我們認為最簡單的辦法是實行承包和租賃相結合的體制。這個徹底的承包制,是將生產機構內的國有資產以幣值折現估價,達到了一個資產的總淨值。國家於是規定承包的機構,按月或按年繳交給政府這資產淨值的利息。如是,則資產在名義上還是國家的,但政府卻完全不管承包機構的行政與決策了。那是說,現有的承包合同內所規定的「保」、「掛」及利潤指針等項目,都要一併取消。這樣,承包者就好比向政府借錢投資,正如在發達經濟地區的投資者向銀行借錢那樣。
假若承包的機構付不出政府規定的利息,那麼政府就大可以招標競投。另一方面,承包的機構應該有權將下屬機構或公司轉讓,有權發行股票或將股權分給成員,也有權公開資產負債表,將下屬機構或公司抵押給銀行,藉以增加資金。上述的這些權利,可以運用,是因為在徹底的承包制度下,每個成員的權利與責任都可以劃分得清清楚楚的。
十、是解雇幹部的時候了
雖然我們沒有準確的比較數字,但據一般的觀察,中國大陸為人民(政府)服務的幹部,在人口的比例上,確是遠遠超過一般發達國家。正確地說,幹部是公僕,其服務對社會也是一種生產——有價值的生產。但應防止滋生下列兩點弊端:第一,這些服務不能喧賓奪主;大部分的人力資源應該用於有直接市場價值的產品與服務上。第二,幹部甚至執政者,都應該是公僕,是純為人民效勞而不是為自己效勞的。在以往的中國政制中,有前者喧賓奪主,後者本末倒置的現象。
近幾年來,這二者的改進是頗為明顯的,但幹部還是太多了,吃飽了飯爭權奪利的幹部還是數之不盡。我們因此大膽地建議政府要將一部分幹部解雇,使餘下的忙於應做的工作,抽不出時間來搞權力鬥爭。
是的,大量解雇幹部而使他們投入市場生產,政府在財政上的節省及稅收上的增加必定大有可觀。這解雇現在應該是不困難的,因為大陸的就業機會是大大地增加了,被解雇幹部很容易會得可償失。另一方面,由於解雇的節省及公僕模式的轉變,餘下來的幹部就大可以加薪了。
結論
中國大陸有金融與財政上的困難,是不容否認的。但這些困難是被誇大了,使很多人覺得不容易補救。我們的觀點是:困難是有的,但比起十年前,這困難好像是在生活渴求改善中的一種奢侈品,因為經濟大有改進才出現的。

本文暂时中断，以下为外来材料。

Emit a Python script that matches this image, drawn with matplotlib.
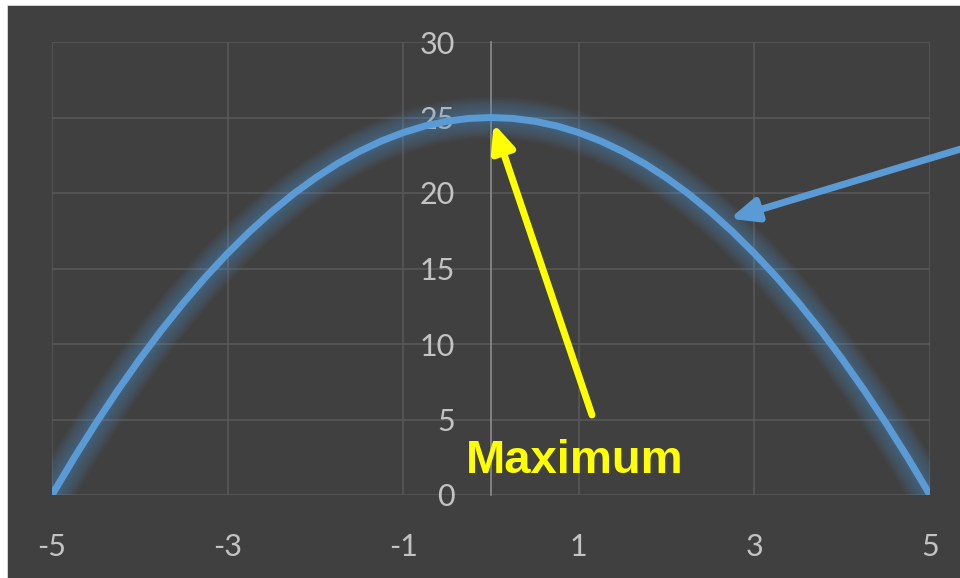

假若中國大陸完全沒有改進,還是像大躍進及文革期間那樣的一窮二白,也就不會有今天的金融財政困難。在這個有趣的觀察上我們思前想後,就肯定了這些困難的主要成因,是在那舉世矚目的體制改革中,各部分的發展不協調。有些地方辦得很好,有些辦錯了,也有些裹足不前,與經濟整體脫了節。
在本文的十個建議中,我們的主旨有三:一、貨幣制度要使物價安定而又能促進市場貿易;二、政府要以減少浪費的辦法來減少支出;三、政府的徵收要盡可能不壓制經濟運作。概括來說,我們所提出的建議,是一套「平衡」辦法,在我們所能想到的各方面,都考慮到了。當然,中國大陸的發展還有不少其它問題;這些問題很多是我們在其它各自發表的文章內分析過的。
最後,因為我們的建議是具體而平衡的,也是相關的,這些建議也就應該「配套」實施。假若採用「零敲碎打」之法,顧此失彼,那麼,金融與財政的困難就不容易解決了。